Only the lines from the start of the data below through the line that contains "2.5, 3, 3.5, 4];" are to be copied, exactly and without pictures.

====== DATA SHOWN ======

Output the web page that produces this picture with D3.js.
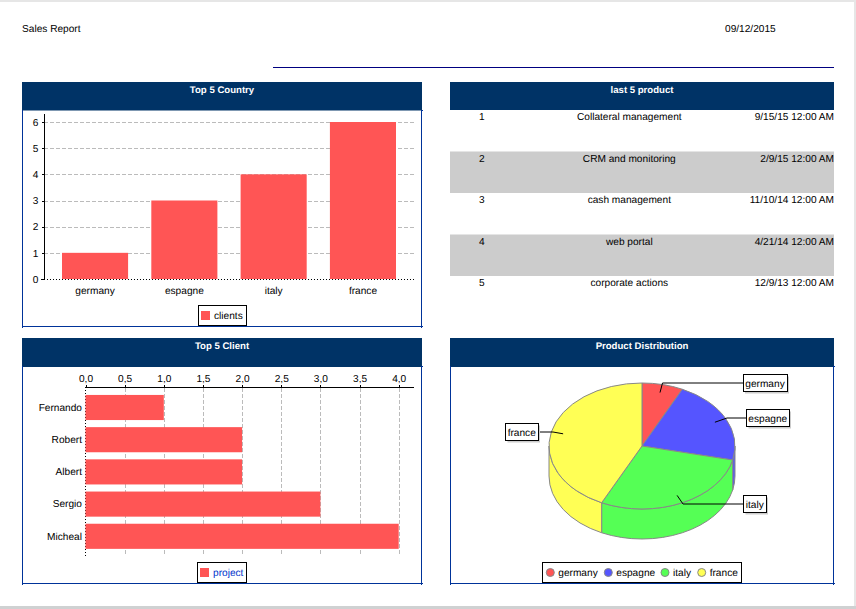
<!doctype html>
<html>
<head>
<meta charset="utf-8">
<title>Sales Report</title>
<style type="text/css">
  html, body { margin: 0; padding: 0; background: #fff; }
  svg { display: block; font: 10.15px "Liberation Sans", Arial, sans-serif; text-rendering: geometricPrecision; }
  .grid line { stroke: #bbb; stroke-dasharray: 4 2; shape-rendering: crispEdges; }
  .axis path, .axis line { stroke: #000; fill: none; shape-rendering: crispEdges; }
  .axis text { font-size: 10.15px; fill: #000; }
  .dotted path, .dotted line { stroke-dasharray: 1 2; }
  .head { fill: #fff; font-size: 9.6px; font-weight: bold; text-anchor: middle; }
</style>
</head>
<body>
<div id="report"></div>
<script src="https://d3js.org/d3.v7.min.js"></script>
<script>
const countries = ["germany", "espagne", "italy", "france"];
const clients = [1, 3, 4, 6];
const countryTicks = [0, 1, 2, 3, 4, 5, 6];

const clientNames = ["Fernando", "Robert", "Albert", "Sergio", "Micheal"];
const projects = [1, 2, 2, 3, 4];
const projectTicks = [0, 0.5, 1, 1.5, 2, 2.5, 3, 3.5, 4];

const rowNumbers = [1, 2, 3, 4, 5];
const productNames = ["Collateral management", "CRM and monitoring", "cash management", "web portal", "corporate actions"];
const productDates = ["9/15/15 12:00 AM", "2/9/15 12:00 AM", "11/10/14 12:00 AM", "4/21/14 12:00 AM", "12/9/13 12:00 AM"];

const pieColors = ["#ff5555", "#5555ff", "#55ff55", "#ffff55"];
const barColor = "#ff5555";
const navy = "#003366";
const frame = "#003399";

var svg = d3.select("#report").append("svg")
  .attr("width", 856)
  .attr("height", 609);

// screenshot edges of the viewer around the page
svg.append("rect").attr("width", 856).attr("height", 2).attr("fill", "#e6e6e6");
svg.append("rect").attr("x", 854).attr("width", 2).attr("height", 609).attr("fill", "#e6e6e6");
svg.append("rect").attr("y", 606).attr("width", 856).attr("height", 3).attr("fill", "#cfd1d2");

// report header
svg.append("text").attr("x", 22).attr("y", 32).text("Sales Report");
svg.append("text").attr("x", 725).attr("y", 32).text("09/12/2015");
svg.append("line")
  .attr("x1", 273).attr("x2", 834).attr("y1", 67.5).attr("y2", 67.5)
  .attr("stroke", "#000080");

function panelHeader(x, y, w, h, title) {
  svg.append("rect").attr("x", x).attr("y", y).attr("width", w).attr("height", h).attr("fill", navy);
  svg.append("text").attr("class", "head").attr("x", x + w / 2).attr("y", y + 11).text(title);
}

function panelFrame(x0, x1, y0, y1) {
  svg.append("path")
    .attr("d", `M${x0 - 1},${y0}H${x0}M${x0},${y0 - 1}V${y1 + 1}M${x0 - 1},${y1}H${x1 + 1}M${x1},${y1 + 1}V${y0 - 1}M${x1 + 1},${y0}H${x1}`)
    .attr("fill", "none")
    .attr("stroke", frame)
    .style("shape-rendering", "crispEdges");
}

function legendBox(x, y, w, h) {
  svg.append("rect")
    .attr("x", x).attr("y", y).attr("width", w).attr("height", h)
    .attr("fill", "#fff").attr("stroke", "#000")
    .style("shape-rendering", "crispEdges");
}

panelHeader(22, 82, 400, 28.5, "Top 5 Country");
panelHeader(450, 82, 384, 28, "last 5 product");
panelHeader(22, 338, 400, 29, "Top 5 Client");
panelHeader(450, 338, 384, 29, "Product Distribution");

panelFrame(22.5, 421.5, 110.5, 326.5);
panelFrame(22.5, 421.5, 366.5, 583.5);
panelFrame(450.5, 833.5, 366.5, 583.5);

// ---- Top 5 Country
var x1 = d3.scaleBand().domain(countries).range([50.4, 407.6]).paddingInner(0.26).paddingOuter(0.13);
var y1 = d3.scaleLinear().domain([0, 6]).range([279, 122]);

svg.append("g").attr("class", "grid")
  .selectAll("line").data(countryTicks.slice(1)).enter().append("line")
  .attr("x1", 44).attr("x2", 414)
  .attr("y1", d => y1(d) + 0.5).attr("y2", d => y1(d) + 0.5);

svg.append("g").attr("class", "axis dotted")
  .attr("transform", "translate(0,279.5)")
  .call(d3.axisBottom(x1).tickSize(0).tickPadding(7))
  .call(g => g.select(".domain").attr("d", "M41,0H414"));

svg.append("g").attr("class", "axis")
  .attr("transform", "translate(44.5,0)")
  .call(d3.axisLeft(y1).tickValues(countryTicks).tickSize(3).tickPadding(3).tickFormat(d3.format("d")))
  .call(g => g.select(".domain").attr("d", "M0,114V279"));

svg.append("g").selectAll("rect").data(clients).enter().append("rect")
  .attr("x", (d, i) => x1(countries[i]))
  .attr("y", d => y1(d))
  .attr("width", x1.bandwidth())
  .attr("height", d => y1(0) - y1(d))
  .attr("fill", barColor);

legendBox(198.5, 305.5, 48, 19.5);
svg.append("rect").attr("x", 201).attr("y", 311).attr("width", 9).attr("height", 9).attr("fill", barColor);
svg.append("text").attr("x", 214).attr("y", 319).text("clients");

// ---- last 5 product
var rowY = d3.scaleBand().domain(rowNumbers).range([110, 317.5]);

svg.append("g").selectAll("rect").data(rowNumbers.filter(d => d % 2 == 0)).enter().append("rect")
  .attr("x", 450).attr("width", 384)
  .attr("y", d => rowY(d)).attr("height", rowY.bandwidth())
  .attr("fill", "#cccccc");

var rowText = svg.append("g").selectAll("g").data(rowNumbers).enter().append("g")
  .attr("transform", d => "translate(0," + (rowY(d) + 10) + ")");
rowText.append("text").attr("x", 481.7).attr("text-anchor", "middle").text(d => d);
rowText.append("text").attr("x", 629.3).attr("text-anchor", "middle").text((d, i) => productNames[i]);
rowText.append("text").attr("x", 834).attr("text-anchor", "end").text((d, i) => productDates[i]);

// ---- Top 5 Client
var x2 = d3.scaleLinear().domain([0, 4]).range([85.5, 398.7]);
var y2 = d3.scaleBand().domain(clientNames).range([391.4, 552.4]).paddingInner(0.22).paddingOuter(0.11);

svg.append("g").attr("class", "grid")
  .selectAll("line").data(projectTicks.slice(1)).enter().append("line")
  .attr("x1", d => x2(d) + 0.5).attr("x2", d => x2(d) + 0.5)
  .attr("y1", 388).attr("y2", 556);

svg.append("g").attr("class", "axis dotted")
  .attr("transform", "translate(85.5,0)")
  .call(d3.axisLeft(y2).tickSize(0).tickPadding(3.5))
  .call(g => g.select(".domain").attr("d", "M0,387V556"));

svg.append("g").attr("class", "axis")
  .attr("transform", "translate(0,387.5)")
  .call(d3.axisTop(x2).tickValues(projectTicks).tickSize(3).tickPadding(3)
    .tickFormat(d => d3.format(".1f")(d).replace(".", ",")))
  .call(g => g.select(".domain").attr("d", "M85,0H414"));

svg.append("g").selectAll("rect").data(projects).enter().append("rect")
  .attr("x", x2(0))
  .attr("y", (d, i) => y2(clientNames[i]))
  .attr("width", d => x2(d) - x2(0))
  .attr("height", y2.bandwidth())
  .attr("fill", barColor);

legendBox(197.5, 562.5, 49, 19.5);
svg.append("rect").attr("x", 200).attr("y", 568).attr("width", 9).attr("height", 9).attr("fill", barColor);
svg.append("text").attr("x", 213).attr("y", 576).attr("fill", "#0033cc").text("project");

// ---- Product Distribution
const cx = 642, cy = 446, rx = 93, ry = 63, depth = 30;
var slices = d3.pie().sort(null)(clients);

function rim(a, dy) {
  return [cx + rx * Math.sin(a), cy - ry * Math.cos(a) + (dy || 0)];
}

// side wall, only the front half of the rim is visible
var pieG = svg.append("g");
slices.forEach(function(s, i) {
  var a0 = Math.max(s.startAngle, Math.PI / 2);
  var a1 = Math.min(s.endAngle, Math.PI * 1.5);
  if (a1 <= a0) return;
  var p0 = rim(a0), p1 = rim(a1), q0 = rim(a0, depth), q1 = rim(a1, depth);
  pieG.append("path")
    .attr("d", `M${p0}A${rx},${ry} 0 0 1 ${p1}L${q1}A${rx},${ry} 0 0 0 ${q0}Z`)
    .attr("fill", pieColors[i])
    .attr("stroke", "#888");
});

var arc = d3.arc().innerRadius(0).outerRadius(rx);
pieG.selectAll(".top").data(slices).enter().append("path")
  .attr("class", "top")
  .attr("d", arc)
  .attr("transform", `translate(${cx},${cy}) scale(1,${ry / rx})`)
  .attr("fill", (d, i) => pieColors[i])
  .attr("stroke", "#888")
  .attr("vector-effect", "non-scaling-stroke");

// callouts: box left/top/width and the elbow of the leader
const calloutBoxes = [
  {x: 743, y: 374.5, w: 44, side: "left", elbow: 662.5},
  {x: 746.5, y: 409.5, w: 42.5, side: "left", elbow: 727},
  {x: 743.5, y: 495.5, w: 22.5, side: "left", elbow: 683},
  {x: 505.5, y: 423.5, w: 32.5, side: "right", elbow: 553}
];

slices.forEach(function(s, i) {
  var b = calloutBoxes[i];
  var mid = (s.startAngle + s.endAngle) / 2;
  var ax = cx + 0.87 * rx * Math.sin(mid), ay = cy - 0.87 * ry * Math.cos(mid);
  var edge = b.side == "left" ? b.x : b.x + b.w;
  var ly = b.y + 8.5;
  svg.append("path")
    .attr("d", `M${ax},${ay}L${b.elbow},${ly}H${edge}`)
    .attr("fill", "none").attr("stroke", "#000");
  svg.append("rect")
    .attr("x", b.x + 2).attr("y", b.y + 2).attr("width", b.w).attr("height", 17)
    .attr("fill", "#ccc");
  svg.append("rect")
    .attr("x", b.x).attr("y", b.y).attr("width", b.w).attr("height", 17)
    .attr("fill", "#fff").attr("stroke", "#000")
    .style("shape-rendering", "crispEdges");
  svg.append("text")
    .attr("x", b.x + b.w / 2).attr("y", b.y + 12)
    .attr("text-anchor", "middle")
    .text(countries[i]);
});

legendBox(542.5, 562.5, 199, 20);
const legendDots = [550.3, 608.3, 665, 701.7];
countries.forEach(function(c, i) {
  svg.append("circle")
    .attr("cx", legendDots[i]).attr("cy", 572.5).attr("r", 4)
    .attr("fill", pieColors[i]).attr("stroke", "#888");
  svg.append("text").attr("x", legendDots[i] + 8).attr("y", 576).text(c);
});
</script>
</body>
</html>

======

FULL OUTPUT.
Output the web page that produces this picture with D3.js.
<!doctype html>
<html>
<head>
<meta charset="utf-8">
<title>Sales Report</title>
<style type="text/css">
  html, body { margin: 0; padding: 0; background: #fff; }
  svg { display: block; font: 10.15px "Liberation Sans", Arial, sans-serif; text-rendering: geometricPrecision; }
  .grid line { stroke: #bbb; stroke-dasharray: 4 2; shape-rendering: crispEdges; }
  .axis path, .axis line { stroke: #000; fill: none; shape-rendering: crispEdges; }
  .axis text { font-size: 10.15px; fill: #000; }
  .dotted path, .dotted line { stroke-dasharray: 1 2; }
  .head { fill: #fff; font-size: 9.6px; font-weight: bold; text-anchor: middle; }
</style>
</head>
<body>
<div id="report"></div>
<script src="https://d3js.org/d3.v7.min.js"></script>
<script>
const countries = ["germany", "espagne", "italy", "france"];
const clients = [1, 3, 4, 6];
const countryTicks = [0, 1, 2, 3, 4, 5, 6];

const clientNames = ["Fernando", "Robert", "Albert", "Sergio", "Micheal"];
const projects = [1, 2, 2, 3, 4];
const projectTicks = [0, 0.5, 1, 1.5, 2, 2.5, 3, 3.5, 4];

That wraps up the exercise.